IMF Mission to Hungary Reaches Staff-Level Agreement on Third Review and Extension of Stand-By ArrangementPress Release No. 09/301
September 7, 2009
An International Monetary Fund (IMF) mission, led by James Morsink, held discussions with the Hungarian authorities during August 26-September 7, 2009 as part of the third review of the country’s Stand-By Arrangement (SBA). The IMF mission worked in close cooperation with a parallel mission from the European Commission, carried out in the context of the European Union (EU) balance of payments assistance. At the conclusion of the visit, Mr. Morsink made the following statement:
“The mission reached a staff-level agreement with the authorities on a package of policies that aims at completing the third review under the SBA. We also reached staff-level agreement to extend the SBA by six months (to October 5, 2010) to cover the election period and the transition to a new government. Given Hungary’s allocation of SDR 991 million (about €1,085 million), which has increased international reserves, a disbursement of SDR 50 million (about €55 million) is proposed following completion of this review. The remaining amount under the arrangement would be rephased in four equal disbursements of SDR 725 million (about €800 million) over the remainder of the extended arrangement.
“We expect to finalize a Letter of Intent that summarizes the agreement, with a view to allowing the IMF Executive Board to consider in late September the completion of the third review, extension of the arrangement, and rephasing of the purchases.
“Macroeconomic and financial policies in Hungary are on track. The end-June targets on the central government’s primary balance, inflation, and net international reserves, as well as the target related to government lending to banks, were all met. The end-June target on central government debt (excluding official financing) was not met due to technical reasons, as market financing was used to bridge to the disbursement of the third tranche of EU balance of payments support in early July.
“Hungary’s economic outlook has stabilized since the last review. As before, real GDP is projected to contract by 6.7 percent in 2009 and by a further 0.9 percent in 2010. The current account deficit is narrowing sharply to 2.9 percent of GDP this year. Inflation is expected to rise temporarily to about 6 percent by end-2009, reflecting the increase in the VAT rate and excise taxes, and then to fall to below 3 percent by mid-2010, as the effects of the indirect taxes fade.

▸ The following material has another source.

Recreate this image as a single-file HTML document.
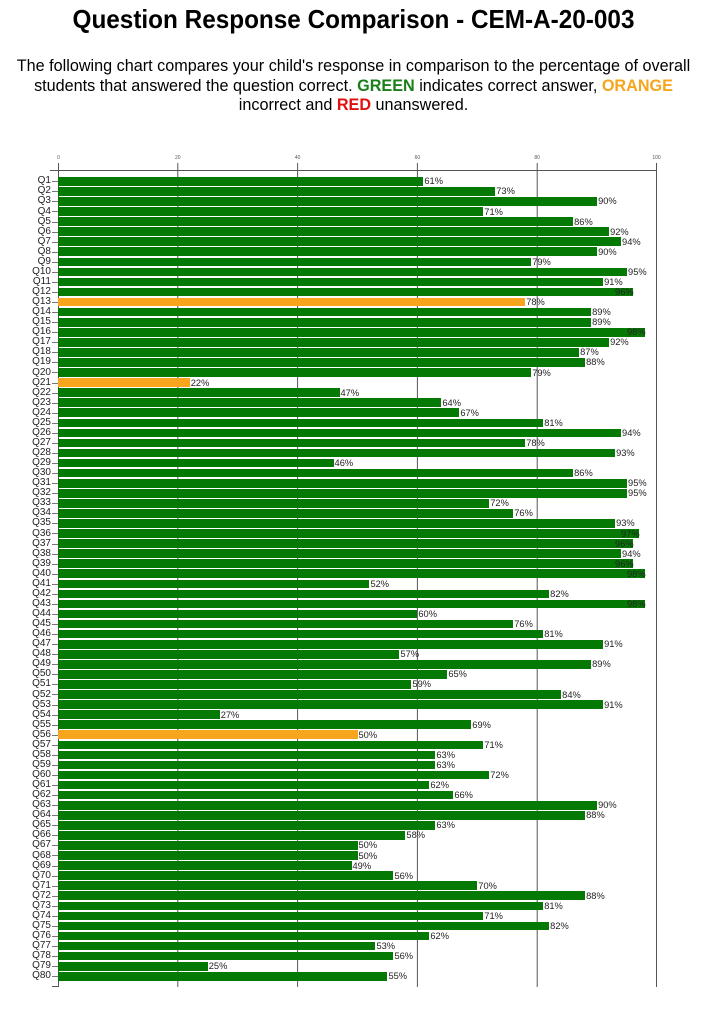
<!DOCTYPE html>
<html><head><meta charset="utf-8"><style>
body{margin:0;width:707px;height:1024px;background:#fff;position:relative;overflow:hidden;font-family:"Liberation Sans",sans-serif;color:#000}
.t{position:absolute;left:0;width:707px;text-align:center;white-space:nowrap}
.t span.s{display:inline-block;transform-origin:center}
#title{top:4px;font-size:26px;font-weight:bold}
#title span.s{transform:scaleX(0.935)}
.sub{font-size:16.2px;line-height:19.5px}
.sub span.s{transform:scaleX(1.0)}
#chart{position:absolute;left:58px;top:176.3px;width:599px}
.r{height:10.063px;display:flex;align-items:center;position:relative}
.r b{position:absolute;left:-40px;width:33px;text-align:right;font-weight:normal;font-size:10px;line-height:10px;color:#222}
.r:before{content:"";position:absolute;left:-6px;width:6px;top:5px;height:1px;background:#777}
.r i{display:block;height:8.6px;background:#047a04;flex:none}
.r i.o{background:#f7a51c}
.r span{font-size:9.3px;margin-left:1px;color:#222;white-space:nowrap}
</style></head><body>
<svg style="position:absolute;left:0;top:0" width="707" height="1024">
<g stroke="#555" stroke-width="1">
<line x1="50" y1="170.5" x2="657" y2="170.5"/>
<line x1="58.5" y1="163" x2="58.5" y2="987"/>
<line x1="177.8" y1="163" x2="177.8" y2="987"/>
<line x1="297.6" y1="163" x2="297.6" y2="987"/>
<line x1="417.4" y1="163" x2="417.4" y2="987"/>
<line x1="537.2" y1="163" x2="537.2" y2="987"/>
<line x1="656.5" y1="163" x2="656.5" y2="987"/>
<line x1="52" y1="986.5" x2="58" y2="986.5"/>
</g>
<g font-size="5" fill="#555" text-anchor="middle" font-family="Liberation Sans,sans-serif">
<text x="58.5" y="159">0</text><text x="177.8" y="159">20</text><text x="297.6" y="159">40</text><text x="417.4" y="159">60</text><text x="537.2" y="159">80</text><text x="656.5" y="159">100</text>
</g>
</svg>
<div class="t" id="title"><span class="s">Question Response Comparison - CEM-A-20-003</span></div>
<div class="t sub" style="top:57px"><span class="s">The following chart compares your child's response in comparison to the percentage of overall</span></div>
<div class="t sub" style="top:76.5px"><span class="s">students that answered the question correct. <b style="color:#1a7f1a">GREEN</b> indicates correct answer, <b style="color:#f7a51c">ORANGE</b></span></div>
<div class="t sub" style="top:96px"><span class="s">incorrect and <b style="color:#e01010">RED</b> unanswered.</span></div>
<div id="chart">
<div class="r"><b>Q1</b><i style="width:61%"></i><span>61%</span></div>
<div class="r"><b>Q2</b><i style="width:73%"></i><span>73%</span></div>
<div class="r"><b>Q3</b><i style="width:90%"></i><span>90%</span></div>
<div class="r"><b>Q4</b><i style="width:71%"></i><span>71%</span></div>
<div class="r"><b>Q5</b><i style="width:86%"></i><span>86%</span></div>
<div class="r"><b>Q6</b><i style="width:92%"></i><span>92%</span></div>
<div class="r"><b>Q7</b><i style="width:94%"></i><span>94%</span></div>
<div class="r"><b>Q8</b><i style="width:90%"></i><span>90%</span></div>
<div class="r"><b>Q9</b><i style="width:79%"></i><span>79%</span></div>
<div class="r"><b>Q10</b><i style="width:95%"></i><span>95%</span></div>
<div class="r"><b>Q11</b><i style="width:91%"></i><span>91%</span></div>
<div class="r"><b>Q12</b><i style="width:96%"></i><span style="margin-left:-18px">96%</span></div>
<div class="r"><b>Q13</b><i class="o" style="width:78%"></i><span>78%</span></div>
<div class="r"><b>Q14</b><i style="width:89%"></i><span>89%</span></div>
<div class="r"><b>Q15</b><i style="width:89%"></i><span>89%</span></div>
<div class="r"><b>Q16</b><i style="width:98%"></i><span style="margin-left:-18px">98%</span></div>
<div class="r"><b>Q17</b><i style="width:92%"></i><span>92%</span></div>
<div class="r"><b>Q18</b><i style="width:87%"></i><span>87%</span></div>
<div class="r"><b>Q19</b><i style="width:88%"></i><span>88%</span></div>
<div class="r"><b>Q20</b><i style="width:79%"></i><span>79%</span></div>
<div class="r"><b>Q21</b><i class="o" style="width:22%"></i><span>22%</span></div>
<div class="r"><b>Q22</b><i style="width:47%"></i><span>47%</span></div>
<div class="r"><b>Q23</b><i style="width:64%"></i><span>64%</span></div>
<div class="r"><b>Q24</b><i style="width:67%"></i><span>67%</span></div>
<div class="r"><b>Q25</b><i style="width:81%"></i><span>81%</span></div>
<div class="r"><b>Q26</b><i style="width:94%"></i><span>94%</span></div>
<div class="r"><b>Q27</b><i style="width:78%"></i><span>78%</span></div>
<div class="r"><b>Q28</b><i style="width:93%"></i><span>93%</span></div>
<div class="r"><b>Q29</b><i style="width:46%"></i><span>46%</span></div>
<div class="r"><b>Q30</b><i style="width:86%"></i><span>86%</span></div>
<div class="r"><b>Q31</b><i style="width:95%"></i><span>95%</span></div>
<div class="r"><b>Q32</b><i style="width:95%"></i><span>95%</span></div>
<div class="r"><b>Q33</b><i style="width:72%"></i><span>72%</span></div>
<div class="r"><b>Q34</b><i style="width:76%"></i><span>76%</span></div>
<div class="r"><b>Q35</b><i style="width:93%"></i><span>93%</span></div>
<div class="r"><b>Q36</b><i style="width:97%"></i><span style="margin-left:-18px">97%</span></div>
<div class="r"><b>Q37</b><i style="width:96%"></i><span style="margin-left:-18px">96%</span></div>
<div class="r"><b>Q38</b><i style="width:94%"></i><span>94%</span></div>
<div class="r"><b>Q39</b><i style="width:96%"></i><span style="margin-left:-18px">96%</span></div>
<div class="r"><b>Q40</b><i style="width:98%"></i><span style="margin-left:-18px">98%</span></div>
<div class="r"><b>Q41</b><i style="width:52%"></i><span>52%</span></div>
<div class="r"><b>Q42</b><i style="width:82%"></i><span>82%</span></div>
<div class="r"><b>Q43</b><i style="width:98%"></i><span style="margin-left:-18px">98%</span></div>
<div class="r"><b>Q44</b><i style="width:60%"></i><span>60%</span></div>
<div class="r"><b>Q45</b><i style="width:76%"></i><span>76%</span></div>
<div class="r"><b>Q46</b><i style="width:81%"></i><span>81%</span></div>
<div class="r"><b>Q47</b><i style="width:91%"></i><span>91%</span></div>
<div class="r"><b>Q48</b><i style="width:57%"></i><span>57%</span></div>
<div class="r"><b>Q49</b><i style="width:89%"></i><span>89%</span></div>
<div class="r"><b>Q50</b><i style="width:65%"></i><span>65%</span></div>
<div class="r"><b>Q51</b><i style="width:59%"></i><span>59%</span></div>
<div class="r"><b>Q52</b><i style="width:84%"></i><span>84%</span></div>
<div class="r"><b>Q53</b><i style="width:91%"></i><span>91%</span></div>
<div class="r"><b>Q54</b><i style="width:27%"></i><span>27%</span></div>
<div class="r"><b>Q55</b><i style="width:69%"></i><span>69%</span></div>
<div class="r"><b>Q56</b><i class="o" style="width:50%"></i><span>50%</span></div>
<div class="r"><b>Q57</b><i style="width:71%"></i><span>71%</span></div>
<div class="r"><b>Q58</b><i style="width:63%"></i><span>63%</span></div>
<div class="r"><b>Q59</b><i style="width:63%"></i><span>63%</span></div>
<div class="r"><b>Q60</b><i style="width:72%"></i><span>72%</span></div>
<div class="r"><b>Q61</b><i style="width:62%"></i><span>62%</span></div>
<div class="r"><b>Q62</b><i style="width:66%"></i><span>66%</span></div>
<div class="r"><b>Q63</b><i style="width:90%"></i><span>90%</span></div>
<div class="r"><b>Q64</b><i style="width:88%"></i><span>88%</span></div>
<div class="r"><b>Q65</b><i style="width:63%"></i><span>63%</span></div>
<div class="r"><b>Q66</b><i style="width:58%"></i><span>58%</span></div>
<div class="r"><b>Q67</b><i style="width:50%"></i><span>50%</span></div>
<div class="r"><b>Q68</b><i style="width:50%"></i><span>50%</span></div>
<div class="r"><b>Q69</b><i style="width:49%"></i><span>49%</span></div>
<div class="r"><b>Q70</b><i style="width:56%"></i><span>56%</span></div>
<div class="r"><b>Q71</b><i style="width:70%"></i><span>70%</span></div>
<div class="r"><b>Q72</b><i style="width:88%"></i><span>88%</span></div>
<div class="r"><b>Q73</b><i style="width:81%"></i><span>81%</span></div>
<div class="r"><b>Q74</b><i style="width:71%"></i><span>71%</span></div>
<div class="r"><b>Q75</b><i style="width:82%"></i><span>82%</span></div>
<div class="r"><b>Q76</b><i style="width:62%"></i><span>62%</span></div>
<div class="r"><b>Q77</b><i style="width:53%"></i><span>53%</span></div>
<div class="r"><b>Q78</b><i style="width:56%"></i><span>56%</span></div>
<div class="r"><b>Q79</b><i style="width:25%"></i><span>25%</span></div>
<div class="r"><b>Q80</b><i style="width:55%"></i><span>55%</span></div>
</div>
</body></html>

“The key objectives of the program remain to improve fiscal sustainability and preserve the stability of the financial sector. To help put government debt as a share of GDP firmly on a declining path over the medium term, the authorities are implementing comprehensive structural reforms aimed at permanently reducing government spending and bolstering potential GDP growth. On the basis of these measures, the fiscal deficit is projected to be 3.9 percent of GDP in 2009 and to fall to 3.8 percent of GDP in 2010. In the financial sector, the core measures strive to maintain strong levels of capital in the banking system and investor confidence.”